PROBLEM STATEMENT: Below is a listing; write it out exactly and drop any images from it.

DATA EXCERPT:
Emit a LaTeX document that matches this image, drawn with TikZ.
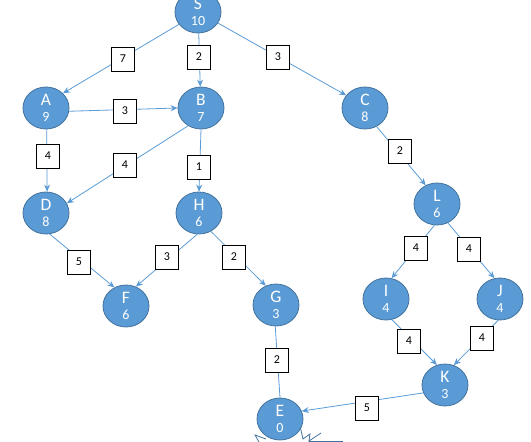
\documentclass[tikz,border=0pt]{standalone}
\usepackage{fontspec}
\setmainfont{Carlito}
\usetikzlibrary{shapes.geometric,arrows.meta}
\definecolor{nodefill}{HTML}{5B9BD5}
\definecolor{nodeline}{HTML}{41719C}
\definecolor{edgecol}{HTML}{5B9BD5}
\tikzset{
 vert/.style={ellipse, fill=nodefill, draw=nodeline, line width=0.8pt, minimum width=46pt, minimum height=42pt, inner sep=0pt, text=white, align=center, font=\fontsize{17.5}{15}\selectfont},
 wbox/.style={draw=black, fill=white, line width=0.9pt, minimum width=23pt, minimum height=24pt, inner sep=0pt, font=\fontsize{12}{12}\selectfont},
 edge/.style={draw=edgecol, line width=0.8pt, -{Stealth[length=7pt,width=6pt]}},
 plainedge/.style={draw=edgecol, line width=0.8pt},
 zig/.style={draw=nodeline, line width=0.8pt},
}
\newcommand{\nlab}[2]{#1\\[1.5pt]{\fontsize{14}{14}\selectfont #2}}
\begin{document}
\begin{tikzpicture}[x=1pt,y=-1pt]
\useasboundingbox (0,0) rectangle (531,442);
% burst behind E
\draw[zig] (266,439) -- (255,435) -- (259,442);
\draw[zig] (300,426) -- (303,439) -- (310,434) -- (309,441) -- (321,433);
\draw[zig] (309,441) -- (343,441);
% nodes
\node[vert] (S) at (198,12) {\nlab{S}{10}};
\node[vert] (A) at (46,108) {\nlab{A}{9}};
\node[vert] (B) at (201,108) {\nlab{B}{7}};
\node[vert] (C) at (365,108) {\nlab{C}{8}};
\node[vert] (D) at (46,213) {\nlab{D}{8}};
\node[vert] (H) at (199,213) {\nlab{H}{6}};
\node[vert] (F) at (126,306) {\nlab{F}{6}};
\node[vert] (G) at (276,305) {\nlab{G}{3}};
\node[vert] (L) at (437,204) {\nlab{L}{6}};
\node[vert] (I) at (386,299) {\nlab{I}{4}};
\node[vert] (J) at (500,299) {\nlab{J}{4}};
\node[vert] (K) at (445,385) {\nlab{K}{3}};
\node[vert] (E) at (280,419) {\nlab{E}{0}};
% edges
\draw[edge] (S.213) -- (A.41);
\draw[edge] (S.-88) -- (B.92);
\draw[edge] (S.-29) -- (C.146);
\draw[edge] (A.-8) -- (B.180);
\draw[edge] (A.-88) -- (D.87);
\draw[edge] (B.234) -- (D.25);
\draw[edge] (B.-90) -- (H.90);
\draw[edge] (C.-58) -- (L.121);
\draw[edge] (D.-80) -- (F.122);
\draw[edge] (H.-95) -- (F.63);
\draw[edge] (H.-57) -- (G.118);
\draw[edge] (L.-97) -- (I.75);
\draw[edge] (L.-60) -- (J.105);
\draw[edge] (I.-74) -- (K.112);
\draw[edge] (J.-95) -- (K.66);
\draw[plainedge] (G.-92) -- (E.90);
\draw[edge] (K.200) -- (E.20);
% weights
\node[wbox] (w1) at (123,59) {7};
\node[wbox] (w2) at (199,57) {2};
\node[wbox] (w3) at (278,57) {3};
\node[wbox] (w4) at (125,111) {3};
\node[wbox] (w5) at (48,156) {4};
\node[wbox] (w6) at (125,165) {4};
\node[wbox] (w7) at (199,167) {1};
\node[wbox] (w8) at (400,151) {2};
\node[wbox] (w9) at (79,262) {5};
\node[wbox] (w10) at (167,257) {3};
\node[wbox] (w11) at (234,257) {2};
\node[wbox] (w12) at (416,248) {4};
\node[wbox] (w13) at (469,249) {4};
\node[wbox] (w14) at (409,341) {4};
\node[wbox] (w15) at (482,338) {4};
\node[wbox] (w16) at (277,360) {2};
\node[wbox] (w17) at (367,408) {5};
\end{tikzpicture}
\end{document}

ANSWER TO THE TASK:
Emit a LaTeX document that matches this image, drawn with TikZ.
\documentclass[tikz,border=0pt]{standalone}
\usepackage{fontspec}
\setmainfont{Carlito}
\usetikzlibrary{shapes.geometric,arrows.meta}
\definecolor{nodefill}{HTML}{5B9BD5}
\definecolor{nodeline}{HTML}{41719C}
\definecolor{edgecol}{HTML}{5B9BD5}
\tikzset{
 vert/.style={ellipse, fill=nodefill, draw=nodeline, line width=0.8pt, minimum width=46pt, minimum height=42pt, inner sep=0pt, text=white, align=center, font=\fontsize{17.5}{15}\selectfont},
 wbox/.style={draw=black, fill=white, line width=0.9pt, minimum width=23pt, minimum height=24pt, inner sep=0pt, font=\fontsize{12}{12}\selectfont},
 edge/.style={draw=edgecol, line width=0.8pt, -{Stealth[length=7pt,width=6pt]}},
 plainedge/.style={draw=edgecol, line width=0.8pt},
 zig/.style={draw=nodeline, line width=0.8pt},
}
\newcommand{\nlab}[2]{#1\\[1.5pt]{\fontsize{14}{14}\selectfont #2}}
\begin{document}
\begin{tikzpicture}[x=1pt,y=-1pt]
\useasboundingbox (0,0) rectangle (531,442);
% burst behind E
\draw[zig] (266,439) -- (255,435) -- (259,442);
\draw[zig] (300,426) -- (303,439) -- (310,434) -- (309,441) -- (321,433);
\draw[zig] (309,441) -- (343,441);
% nodes
\node[vert] (S) at (198,12) {\nlab{S}{10}};
\node[vert] (A) at (46,108) {\nlab{A}{9}};
\node[vert] (B) at (201,108) {\nlab{B}{7}};
\node[vert] (C) at (365,108) {\nlab{C}{8}};
\node[vert] (D) at (46,213) {\nlab{D}{8}};
\node[vert] (H) at (199,213) {\nlab{H}{6}};
\node[vert] (F) at (126,306) {\nlab{F}{6}};
\node[vert] (G) at (276,305) {\nlab{G}{3}};
\node[vert] (L) at (437,204) {\nlab{L}{6}};
\node[vert] (I) at (386,299) {\nlab{I}{4}};
\node[vert] (J) at (500,299) {\nlab{J}{4}};
\node[vert] (K) at (445,385) {\nlab{K}{3}};
\node[vert] (E) at (280,419) {\nlab{E}{0}};
% edges
\draw[edge] (S.213) -- (A.41);
\draw[edge] (S.-88) -- (B.92);
\draw[edge] (S.-29) -- (C.146);
\draw[edge] (A.-8) -- (B.180);
\draw[edge] (A.-88) -- (D.87);
\draw[edge] (B.234) -- (D.25);
\draw[edge] (B.-90) -- (H.90);
\draw[edge] (C.-58) -- (L.121);
\draw[edge] (D.-80) -- (F.122);
\draw[edge] (H.-95) -- (F.63);
\draw[edge] (H.-57) -- (G.118);
\draw[edge] (L.-97) -- (I.75);
\draw[edge] (L.-60) -- (J.105);
\draw[edge] (I.-74) -- (K.112);
\draw[edge] (J.-95) -- (K.66);
\draw[plainedge] (G.-92) -- (E.90);
\draw[edge] (K.200) -- (E.20);
% weights
\node[wbox] (w1) at (123,59) {7};
\node[wbox] (w2) at (199,57) {2};
\node[wbox] (w3) at (278,57) {3};
\node[wbox] (w4) at (125,111) {3};
\node[wbox] (w5) at (48,156) {4};
\node[wbox] (w6) at (125,165) {4};
\node[wbox] (w7) at (199,167) {1};
\node[wbox] (w8) at (400,151) {2};
\node[wbox] (w9) at (79,262) {5};
\node[wbox] (w10) at (167,257) {3};
\node[wbox] (w11) at (234,257) {2};
\node[wbox] (w12) at (416,248) {4};
\node[wbox] (w13) at (469,249) {4};
\node[wbox] (w14) at (409,341) {4};
\node[wbox] (w15) at (482,338) {4};
\node[wbox] (w16) at (277,360) {2};
\node[wbox] (w17) at (367,408) {5};
\end{tikzpicture}
\end{document}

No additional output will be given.